- _The records_
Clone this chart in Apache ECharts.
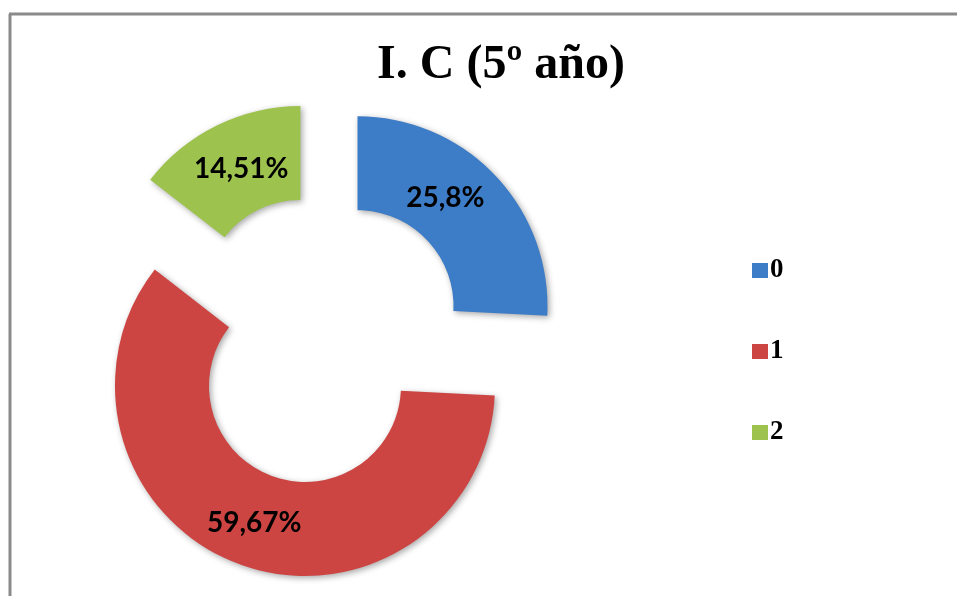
<!DOCTYPE html>
<html>
<head>
<meta charset="utf-8">
<script src="https://cdn.jsdelivr.net/npm/echarts@6/dist/echarts.min.js"></script>
<style>
  html, body { margin: 0; padding: 0; background: #ffffff; }
  #chart { width: 957px; height: 596px; }
</style>
</head>
<body>
<div id="chart"></div>
<script>
// Chart data
const titleText = 'I. C (5º año)';
const categories = ['0', '1', '2'];
const values = [25.8, 59.67, 14.51];
const colors = ['#3d7cc6', '#cc4542', '#9ec24e'];

const chart = echarts.init(document.getElementById('chart'));

function pctLabel(v) {
  return String(v).replace('.', ',') + '%';
}

const pieData = categories.map((name, i) => ({
  name: name,
  value: values[i],
  selected: true,
  itemStyle: { color: colors[i] }
}));

chart.setOption({
  backgroundColor: '#ffffff',
  animation: false,
  title: {
    text: titleText,
    left: 496,
    top: 37,
    textAlign: 'center',
    textStyle: {
      fontFamily: 'Liberation Serif',
      fontWeight: 'bold',
      fontSize: 48,
      color: '#000000'
    }
  },
  legend: {
    orient: 'vertical',
    left: 747,
    top: 252,
    itemWidth: 16,
    itemHeight: 15,
    itemGap: 54,
    icon: 'rect',
    selectedMode: false,
    textStyle: {
      fontFamily: 'Liberation Serif',
      fontWeight: 'bold',
      fontSize: 27,
      color: '#000000',
      padding: [0, 0, 0, -3],
      lineHeight: 22
    },
    data: categories
  },
  graphic: [
    { type: 'line', shape: { x1: 9, y1: 14, x2: 957, y2: 14 }, style: { stroke: '#8a8a8a', lineWidth: 3 } },
    { type: 'line', shape: { x1: 10, y1: 14, x2: 10, y2: 596 }, style: { stroke: '#8a8a8a', lineWidth: 3 } }
  ],
  series: [{
    type: 'pie',
    center: [322, 340],
    radius: [96, 190],
    startAngle: 90,
    clockwise: true,
    selectedMode: 'multiple',
    selectedOffset: 49,
    avoidLabelOverlap: false,
    emphasis: { disabled: true },
    itemStyle: {
      shadowBlur: 6,
      shadowColor: 'rgba(0,0,0,0.35)',
      shadowOffsetX: 2,
      shadowOffsetY: 2
    },
    label: {
      show: true,
      position: 'inside',
      formatter: p => pctLabel(p.value),
      fontFamily: 'Lato',
      fontWeight: 'bold',
      fontSize: 28,
      color: '#000000'
    },
    // nudge the labels toward the inner part of each ring segment
    labelLayout: p => {
      if (p.dataIndex === 0) return { dx: -18, dy: -8 };
      if (p.dataIndex === 2) return { dx: 5, dy: 4 };
      return {};
    },
    labelLine: { show: false },
    data: pieData
  }]
});
</script>
</body>
</html>
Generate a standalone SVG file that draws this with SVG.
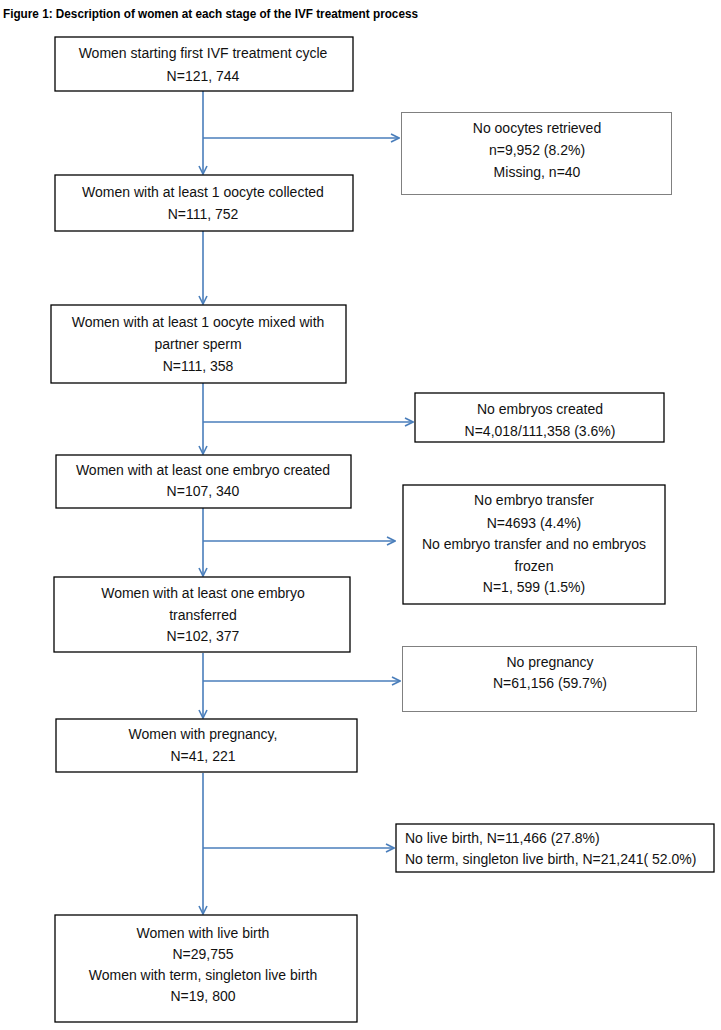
<svg xmlns="http://www.w3.org/2000/svg" width="721" height="1030" viewBox="0 0 721 1030">
<defs>
<style>
.t{font-family:"Liberation Sans",Arial,sans-serif;font-size:14px;fill:#111;text-anchor:middle}
.tl{font-family:"Liberation Sans",Arial,sans-serif;font-size:14px;fill:#111}
.title{font-family:"Liberation Sans",Arial,sans-serif;font-size:12.5px;font-weight:bold;fill:#000}
.b{fill:#fff;stroke:#000;stroke-width:1.3}
.g{fill:#fff;stroke:#808080;stroke-width:1}
.c{fill:none;stroke:#4a7ebb;stroke-width:1.6}
</style>
<marker id="ah" viewBox="0 0 10 10" refX="9" refY="5" markerWidth="10" markerHeight="10" markerUnits="userSpaceOnUse" orient="auto">
<path d="M1,1 L9,5 L1,9" fill="none" stroke="#4a7ebb" stroke-width="1.6"/>
</marker>
</defs>
<rect width="721" height="1030" fill="#fff"/>
<text class="title" x="3" y="18" textLength="415" lengthAdjust="spacingAndGlyphs">Figure 1: Description of women at each stage of the IVF treatment process</text>

<g id="connectors">
<line class="c" x1="203" y1="91" x2="203" y2="174" marker-end="url(#ah)"/>
<line class="c" x1="203" y1="138" x2="399" y2="138" marker-end="url(#ah)"/>
<line class="c" x1="203" y1="231" x2="203" y2="304" marker-end="url(#ah)"/>
<line class="c" x1="203" y1="383" x2="203" y2="454" marker-end="url(#ah)"/>
<line class="c" x1="203" y1="422" x2="413" y2="422" marker-end="url(#ah)"/>
<line class="c" x1="203" y1="508" x2="203" y2="576" marker-end="url(#ah)"/>
<line class="c" x1="203" y1="541" x2="395" y2="541" marker-end="url(#ah)"/>
<line class="c" x1="203" y1="653" x2="203" y2="718" marker-end="url(#ah)"/>
<line class="c" x1="203" y1="681" x2="400" y2="681" marker-end="url(#ah)"/>
<line class="c" x1="203" y1="773" x2="203" y2="914" marker-end="url(#ah)"/>
<line class="c" x1="203" y1="848" x2="394" y2="848" marker-end="url(#ah)"/>
</g>

<g id="n1">
<rect class="b" x="55" y="37" width="298" height="54"/>
<text class="t" x="203" y="58">Women starting first IVF treatment cycle</text>
<text class="t" x="203" y="81">N=121, 744</text>
</g>
<g id="s1">
<rect class="g" x="401.5" y="112.5" width="270" height="82"/>
<text class="t" x="537" y="133">No oocytes retrieved</text>
<text class="t" x="537" y="155">n=9,952 (8.2%)</text>
<text class="t" x="537" y="177">Missing, n=40</text>
</g>
<g id="n2">
<rect class="b" x="55" y="175" width="298" height="56"/>
<text class="t" x="203" y="197">Women with at least 1 oocyte collected</text>
<text class="t" x="203" y="219">N=111, 752</text>
</g>
<g id="n3">
<rect class="b" x="51" y="305" width="295" height="78"/>
<text class="t" x="198" y="327">Women with at least 1 oocyte mixed with</text>
<text class="t" x="198" y="349">partner sperm</text>
<text class="t" x="198" y="371">N=111, 358</text>
</g>
<g id="s2">
<rect class="b" x="415" y="393" width="249" height="49"/>
<text class="t" x="540" y="414">No embryos created</text>
<text class="t" x="540" y="436">N=4,018/111,358 (3.6%)</text>
</g>
<g id="n4">
<rect class="b" x="56" y="455" width="295" height="53"/>
<text class="t" x="203" y="475">Women with at least one embryo created</text>
<text class="t" x="203" y="496">N=107, 340</text>
</g>
<g id="s3">
<rect class="b" x="403" y="485" width="262" height="119"/>
<text class="t" x="534" y="505">No embryo transfer</text>
<text class="t" x="534" y="528">N=4693 (4.4%)</text>
<text class="t" x="534" y="549">No embryo transfer and no embryos</text>
<text class="t" x="534" y="571">frozen</text>
<text class="t" x="534" y="592">N=1, 599 (1.5%)</text>
</g>
<g id="n5">
<rect class="b" x="54" y="577" width="296" height="75"/>
<text class="t" x="203" y="598">Women with at least one embryo</text>
<text class="t" x="203" y="620">transferred</text>
<text class="t" x="203" y="641">N=102, 377</text>
</g>
<g id="s4">
<rect class="g" x="402.5" y="646.5" width="294" height="65"/>
<text class="t" x="550" y="667">No pregnancy</text>
<text class="t" x="550" y="688">N=61,156 (59.7%)</text>
</g>
<g id="n6">
<rect class="b" x="56" y="719" width="301" height="53"/>
<text class="t" x="203" y="739">Women with pregnancy,</text>
<text class="t" x="203" y="761">N=41, 221</text>
</g>
<g id="s5">
<rect class="b" x="396" y="824" width="318" height="48"/>
<text class="tl" x="405" y="843">No live birth, N=11,466 (27.8%)</text>
<text class="tl" x="405" y="864">No term, singleton live birth, N=21,241( 52.0%)</text>
</g>
<g id="n7">
<rect class="b" x="55" y="915" width="302" height="107"/>
<text class="t" x="203" y="938">Women with live birth</text>
<text class="t" x="203" y="959">N=29,755</text>
<text class="t" x="203" y="980">Women with term, singleton live birth</text>
<text class="t" x="203" y="1001">N=19, 800</text>
</g>
</svg>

- _Stated task_
Tally the lines containing "this". Provide the number without any other words.

- _Task result_
2